Inspired!
My frequency of article-posting has slipped lately. One of the reasons has been that my focus over the last few weeks has been more on soaking up some inspiring messages than on writing inspiring messages. Allow me to share some of my recent inspiration with you:
There are two major sources of my recent/present inspiration: an amazing book about the journey of masculinity called “The Way of the Wild Heart,” and the message shared by John Rosemond at a recent parent conference in Baton Rouge.
I wish every man on the planet would read “The Way of the Wild Heart” by John Eldredge (after you read the first book – “Wild at Heart”).
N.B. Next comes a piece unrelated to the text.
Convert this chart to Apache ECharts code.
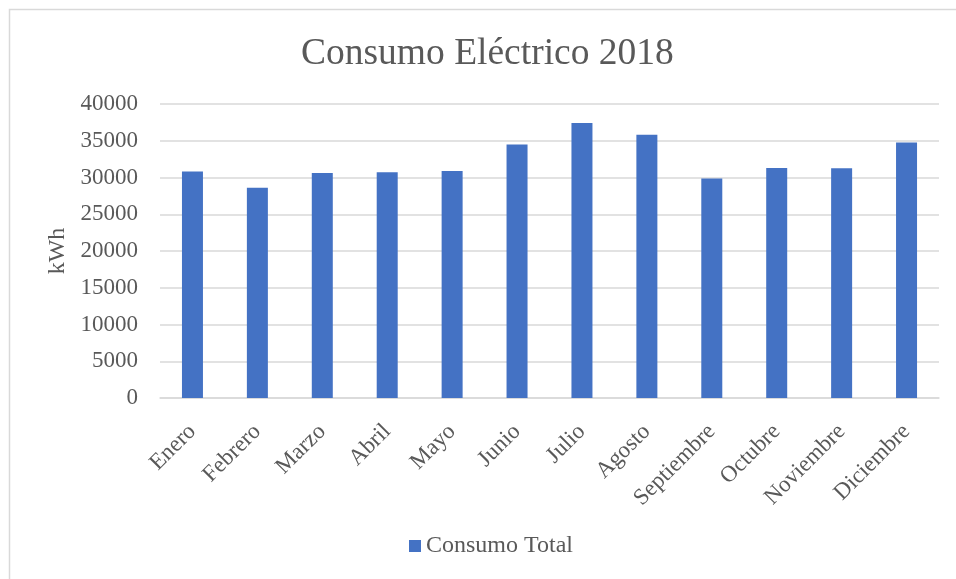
<!DOCTYPE html>
<html>
<head>
<meta charset="utf-8">
<script src="https://cdn.jsdelivr.net/npm/echarts@6/dist/echarts.min.js"></script>
<style>html,body{margin:0;padding:0;background:#fff;}#c{width:956px;height:579px;}</style>
</head>
<body>
<div id="c"></div>
<script>
const months = ['Enero','Febrero','Marzo','Abril','Mayo','Junio','Julio','Agosto','Septiembre','Octubre','Noviembre','Diciembre'];
const consumoTotal = [30800, 28600, 30600, 30700, 30900, 34500, 37400, 35800, 29850, 31300, 31250, 34750];
const yTicks = { min: 0, max: 40000, interval: 5000 };

const FONT = '"Liberation Serif", "Times New Roman", serif';
const TXT = '#595959';
const chart = echarts.init(document.getElementById('c'), null, { renderer: 'canvas' });
chart.setOption({
  backgroundColor: '#fff',
  animation: false,
  graphic: [{
    type: 'rect', left: 7, top: 7, shape: { width: 960, height: 580 },
    style: { fill: 'none', stroke: '#d9d9d9', lineWidth: 1.5 }, silent: true, z: -1
  }],
  title: {
    text: 'Consumo Eléctrico 2018',
    left: 301, top: 35,
    padding: 0,
    textStyle: { fontFamily: FONT, fontSize: 37.5, fontWeight: 'normal', color: TXT }
  },
  legend: {
    top: 534, left: 409, padding: 0,
    itemWidth: 12, itemHeight: 12,
    icon: 'rect',
    textStyle: { fontFamily: FONT, fontSize: 24, color: TXT },
    data: ['Consumo Total']
  },
  grid: { left: 160, right: 17, top: 104, bottom: 181, containLabel: false },
  xAxis: {
    type: 'category', data: months,
    axisLine: { show: true, lineStyle: { color: '#d9d9d9', width: 1.5 } },
    axisTick: { show: false },
    axisLabel: { rotate: 45, interval: 0, margin: 30, fontFamily: FONT, fontSize: 23, color: TXT }
  },
  yAxis: {
    type: 'value', min: yTicks.min, max: yTicks.max, interval: yTicks.interval,
    name: 'kWh', nameLocation: 'middle', nameGap: 90, nameRotate: 90,
    nameTextStyle: { fontFamily: FONT, fontSize: 24, color: TXT },
    axisLine: { show: false }, axisTick: { show: false },
    splitLine: { lineStyle: { color: '#d9d9d9', width: 1.5 } },
    axisLabel: { margin: 22, fontFamily: FONT, fontSize: 23, color: TXT, formatter: v => String(v) }
  },
  series: [{
    name: 'Consumo Total', type: 'bar', data: consumoTotal,
    barWidth: 21,
    itemStyle: { color: '#4472C4' }
  }]
});
</script>
</body>
</html>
I won’t try to give you the “Cliff Notes” version here, because it just wouldn’t be fair to you. I will simply say this. I have spent the last ten or fifteen years reading the best books I could find on authentic manhood, particularly from Christian authors. I’ve read some good stuff, and some not so good. When I read “Wild at Heart” a few years ago, I immediately knew I had read by far the best of the bunch – hands down. I am now just over halfway through “The Way of the Wild Heart,” which is a follow-up to “Wild at Heart.” Guys, this one is even better. Read it! For your sake. For your wife or fiance or girlfriend’s sake. For your children’s sake. For your church’s sake. Read it – and get ready to grow. You’ll be a man like you never thought possible. Read it.
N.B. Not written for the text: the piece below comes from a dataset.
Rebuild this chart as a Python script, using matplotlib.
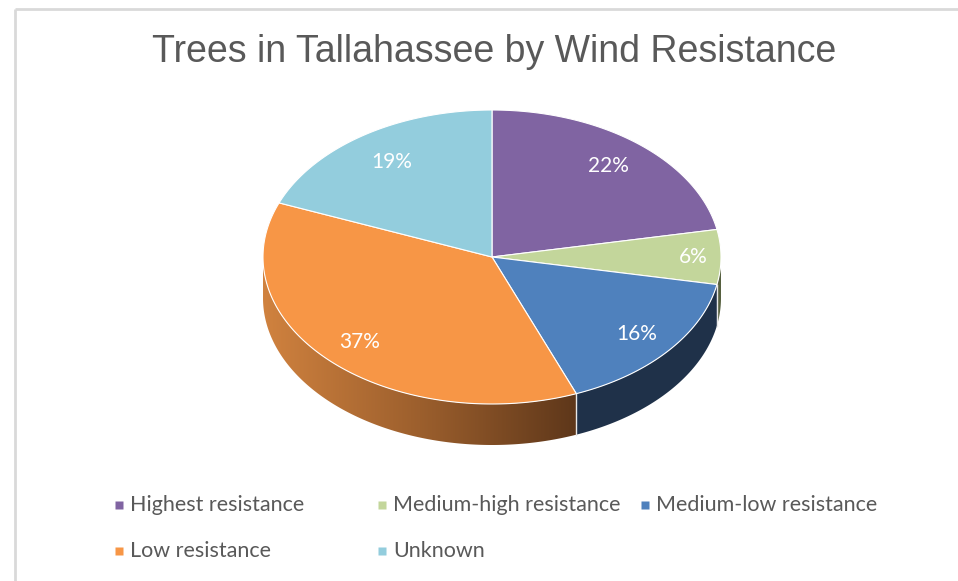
import numpy as np
import matplotlib.pyplot as plt
from matplotlib.patches import Polygon
from matplotlib.colors import LinearSegmentedColormap

categories = ["Highest resistance", "Medium-high resistance", "Medium-low resistance",
              "Low resistance", "Unknown"]
shares = [22, 6, 16, 37, 19]
top_colors = ["#8064a2", "#c3d69b", "#4f81bd", "#f79646", "#93cddd"]
side_colors = ["#3e2f52", "#56603f", "#1f3149", None, "#3f6470"]
label_radius = [0.80, 0.88, 0.82, 0.82, 0.78]

title = "Trees in Tallahassee by Wind Resistance"

fig = plt.figure(figsize=(9.58, 5.81), dpi=100)
ax = fig.add_axes([0, 0, 1, 1])
ax.axis("off")

# pie geometry in pixel space (y grows downward)
cx, cy, rx, ry, depth = 492, 257, 229, 147, 41


def rim(t):
    return cx + rx * np.sin(t), cy - ry * np.cos(t)


bounds = np.radians(np.concatenate([[0], np.cumsum(shares)]) / sum(shares) * 360)

# side walls of the front half
side_cmap = LinearSegmentedColormap.from_list("side", ["#d0823f", "#9c5f2d", "#5e371a"])
for i in range(len(shares)):
    lo = max(bounds[i], np.pi / 2)
    hi = min(bounds[i + 1], 3 * np.pi / 2)
    if hi <= lo:
        continue
    t = np.linspace(lo, hi, 200)
    x, y = rim(t)
    pts = np.column_stack([np.concatenate([x, x[::-1]]),
                           np.concatenate([y, y[::-1] + depth])])
    if side_colors[i] is None:
        patch = Polygon(pts, closed=True, facecolor="none", edgecolor="none")
        ax.add_patch(patch)
        grad = np.linspace(0, 1, 256).reshape(1, -1)
        im = ax.imshow(grad, cmap=side_cmap, aspect="auto",
                       extent=[x.min(), x.max(), y.max() + depth, y.min()])
        im.set_clip_path(patch)
    else:
        ax.add_patch(Polygon(pts, closed=True, facecolor=side_colors[i],
                             edgecolor="none"))

# white seams on the side
for b in bounds[1:-1]:
    if np.pi / 2 < b < 3 * np.pi / 2:
        x, y = rim(b)
        ax.plot([x, x], [y, y + depth], color="#e8e8e8", lw=1)

# top face
for i in range(len(shares)):
    t = np.linspace(bounds[i], bounds[i + 1], 200)
    x, y = rim(t)
    pts = np.column_stack([np.concatenate([[cx], x]), np.concatenate([[cy], y])])
    ax.add_patch(Polygon(pts, closed=True, facecolor=top_colors[i],
                         edgecolor="white", lw=0.8, joinstyle="round"))

    mid = (bounds[i] + bounds[i + 1]) / 2
    lx = cx + rx * label_radius[i] * np.sin(mid)
    ly = cy - ry * label_radius[i] * np.cos(mid)
    ax.text(lx, ly, f"{shares[i]}%", color="white", fontsize=15,
            family=["Lato", "DejaVu Sans"], ha="center", va="center")

ax.text(494, 52, title, color="#595959", fontsize=27,
        family=["Liberation Sans Narrow", "Liberation Sans", "DejaVu Sans"],
        ha="center", va="center")

# legend
for i, name in enumerate(categories):
    row, col = divmod(i, 3)
    mx = 119 + col * 263
    my = 505 + row * 46
    ax.plot(mx, my, marker="s", ms=6, color=top_colors[i], mec="none")
    ax.text(mx + 11, my, name, color="#595959", fontsize=15.5,
            family=["Lato", "DejaVu Sans"], ha="left", va="center")

# chart frame
ax.plot([15, 15], [581, 9], color="#d9d9d9", lw=2, solid_capstyle="butt")
ax.plot([15, 958], [9, 9], color="#d9d9d9", lw=2, solid_capstyle="butt")

ax.set_xlim(0, 958)
ax.set_ylim(581, 0)
fig.savefig("out.png", dpi=100, facecolor="white")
On to John Rosemond. I have read a number of his books and newspaper columns on parenting, and have always thought this guy is right on with his “traditional” style of parenting. However, I hadn’t read much of his stuff since my son was born three years ago. Hearing Rosemond speak recently about “Assuming the Power of Parenthood” was so much more inspiring and meaningful now that I have a child of my own. His message is so simple – not a complicated system of techniques and behavior modification and sensitivity to the intricacies of the growing self-esteem of children. He simply says parents today have a point-of-view problem (a direct result of 50 years of misguided psychological propaganda focused on building self-esteem in children, rather than character and right behavior). The message to me as a father was very challenging, very simple, and very encouraging – STEP UP AND LEAD YOUR FAMILY WITH AUTHORITY! Be loving, be sensitive, be understanding, have a strong partnership with your wife, but, for Heaven’s sake – be authoritative!
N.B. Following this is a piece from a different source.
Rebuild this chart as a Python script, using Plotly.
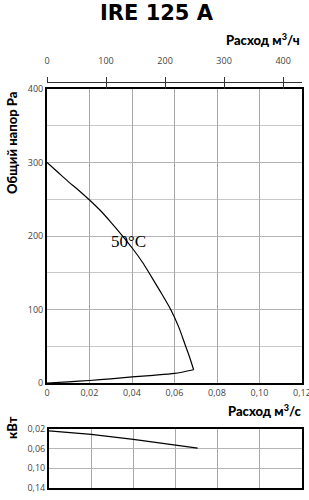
import plotly.graph_objects as go

# ---- data ----
upper_flow = [0, 0.005, 0.01, 0.015, 0.02, 0.025, 0.03, 0.035, 0.04, 0.045, 0.048,
              0.053, 0.0582, 0.062, 0.065, 0.067, 0.069]
upper_pressure = [300, 287, 274, 262, 249, 235, 219, 202, 184, 164, 150,
                  126, 100, 76, 52, 36, 18]
lower_flow = [0.069, 0.06, 0.05, 0.04, 0.03, 0.02, 0.01, 0]
lower_pressure = [18, 13, 10.5, 8.4, 5.7, 3.4, 1.6, 0]
flow_power = [0, 0.02, 0.04, 0.06, 0.0705]
power = [0.024, 0.031, 0.041, 0.052, 0.059]

x_ticks = [0, 0.02, 0.04, 0.06, 0.08, 0.10, 0.12]
x_ticktext = ["0", "0,02", "0,04", "0,06", "0,08", "0,10", "0,12"]
top_ticks = [0, 100, 200, 300, 400]
top_range = [0, 432]
y_ticks = [0, 100, 200, 300, 400]
p_ticks = [0.02, 0.06, 0.10, 0.14]
p_ticktext = ["0,02", "0,06", "0,10", "0,14"]

W, H = 309, 500
def px_x(v): return v / W
def px_y(v): return 1 - v / H

main_x = [px_x(47), px_x(302)]
main_y = [px_y(383), px_y(89)]
low_x = [px_x(49), px_x(302)]
low_y = [px_y(488), px_y(429)]

tick_font = dict(family="Open Sans", size=9, color="#444")
bold_font = dict(family="Lato", size=13, color="black", weight=900)

fig = go.Figure()
fig.add_trace(go.Scatter(x=upper_flow, y=upper_pressure, mode="lines",
                         line=dict(color="black", width=1.2, shape="spline", smoothing=0.8),
                         xaxis="x", yaxis="y", showlegend=False, hoverinfo="skip"))
fig.add_trace(go.Scatter(x=lower_flow, y=lower_pressure, mode="lines",
                         line=dict(color="black", width=1.2, shape="spline", smoothing=0.8),
                         xaxis="x", yaxis="y", showlegend=False, hoverinfo="skip"))
fig.add_trace(go.Scatter(x=flow_power, y=power, mode="lines",
                         line=dict(color="black", width=1.2), xaxis="x4", yaxis="y4",
                         showlegend=False, hoverinfo="skip"))
# invisible traces so the top (m3/h) axes are drawn
for ax in ("x2", "x3"):
    fig.add_trace(go.Scatter(x=top_range, y=[None, None], mode="lines", xaxis=ax, yaxis="y",
                             showlegend=False, hoverinfo="skip"))

common = dict(automargin=False)
fig.update_layout(
    width=W, height=H, margin=dict(l=0, r=0, t=0, b=0, autoexpand=False),
    paper_bgcolor="white", plot_bgcolor="white", showlegend=False,
    xaxis=dict(domain=main_x, range=[0, 0.12], tickvals=x_ticks, ticktext=x_ticktext,
               showgrid=True, gridcolor="#a8a8a8", gridwidth=1, zeroline=False,
               showline=True, linecolor="black", linewidth=2, mirror=True,
               ticks="", tickfont=tick_font, anchor="y", ticklabeloverflow="allow", **common),
    yaxis=dict(domain=main_y, range=[0, 400], tickvals=y_ticks,
               showgrid=True, gridcolor="#b5b5b5", gridwidth=1, zeroline=False,
               showline=True, linecolor="black", linewidth=2, mirror=True,
               ticks="", tickfont=tick_font, anchor="x", ticklabeloverflow="allow",
               minor=dict(dtick=50, showgrid=True, gridcolor="#c8c8c8", ticks=""), **common),
    xaxis2=dict(domain=main_x, range=top_range, tickvals=top_ticks, side="top",
                anchor="free", position=px_y(82), overlaying="x",
                showgrid=False, zeroline=False, showline=True, linecolor="#333",
                linewidth=1, ticks="outside", ticklen=5, tickcolor="#333",
                tickfont=tick_font, ticklabelstandoff=9, ticklabeloverflow="allow", **common),
    xaxis3=dict(domain=main_x, range=top_range, tickvals=top_ticks, side="top",
                anchor="free", position=px_y(82), overlaying="x",
                showgrid=False, zeroline=False, showline=False,
                ticks="inside", ticklen=6, tickcolor="#333", showticklabels=False, **common),
    xaxis4=dict(domain=low_x, range=[0, 0.12], tickvals=x_ticks,
                showgrid=True, gridcolor="#a8a8a8", zeroline=False,
                showline=True, linecolor="black", linewidth=2, mirror=True,
                showticklabels=False, ticks="", anchor="y4", **common),
    yaxis4=dict(domain=low_y, range=[0.14, 0.02], tickvals=p_ticks, ticktext=p_ticktext,
                showgrid=True, gridcolor="#b5b5b5", zeroline=False,
                showline=True, linecolor="black", linewidth=2, mirror=True,
                ticks="", tickfont=tick_font, anchor="x4", ticklabeloverflow="allow", **common),
)

def A(text, x, y, font, xanchor="center", angle=0, xref="paper", yref="paper"):
    return dict(text=text, x=x, y=y, xref=xref, yref=yref, xanchor=xanchor,
                yanchor="middle", textangle=angle, showarrow=False, font=font)

ann = [
    A("IRE 125 A", px_x(157), px_y(13),
      dict(family="DejaVu Sans", size=21, color="black", weight="bold")),
    A("Расход м<sup>3</sup>/ч", px_x(302), px_y(40), bold_font, xanchor="right"),
    A("Расход м<sup>3</sup>/с", px_x(303), px_y(410), bold_font, xanchor="right"),
    A("Общий напор Pa", px_x(12), px_y(143), bold_font, angle=-90),
    A("кВт", px_x(12), px_y(427), bold_font, angle=-90),
    A("50°C", 0.0385, 193, dict(family="Liberation Serif", size=17, color="black"),
      xref="x", yref="y"),
]
fig.update_layout(annotations=ann)

fig.write_html("out.html")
I believe God has continued to raise up prophets throughout history, even long after the Bible as we know it was complete. I believe John Eldredge is God’s prophet to the men of our time. I believe John Rosemond is God’s prophet to the parents of our time. I don’t say this lightly. I mean exactly what I am saying about these men being prophets of God. I don’t believe they are perfect or right all the time – they are men with an active sin-nature in constant need of God’s grace, just as I am. But their messages are inspired. I hope with all my heart that you will pick up their books or listen to their cds or at least explore their websites, but that you will prepare yourself to be challenged and empowered – and get a hold of the inspired messages of these two great prophets of our time.
I will close with a poem by Rudyard Kipling (quoted in a chapter in “The Way of the Wild Heart”) that I think captures the message of these two men:
“If”
If you can keep your head when all about you
Are losing theirs and blaming it on you,
If you can trust yourself when all men doubt you
But make allowance for their doubting too,
If you can wait and not be tired by waiting,
Or being lied about, don’t deal in lies,
Or being hated, don’t give way to hating,
And yet don’t look too good, nor talk too wise:
If you can dream–and not make dreams your master,
If you can think–and not make thoughts your aim;
If you can meet with Triumph and Disaster
And treat those two impostors just the same;
If you can bear to hear the truth you’ve spoken
Twisted by knaves to make a trap for fools,
Or watch the things you gave your life to, broken,
And stoop and build ’em up with worn-out tools:
If you can make one heap of all your winnings
And risk it all on one turn of pitch-and-toss,
And lose, and start again at your beginnings
And never breathe a word about your loss;
If you can force your heart and nerve and sinew
To serve your turn long after they are gone,
And so hold on when there is nothing in you
Except the Will which says to them: “Hold on!”
If you can talk with crowds and keep your virtue,
Or walk with kings–nor lose the common touch,
If neither foes nor loving friends can hurt you;
If all men count with you, but none too much,
If you can fill the unforgiving minute
With sixty seconds’ worth of distance run,
Yours is the Earth and everything that’s in it,
And–which is more–you’ll be a Man, my son!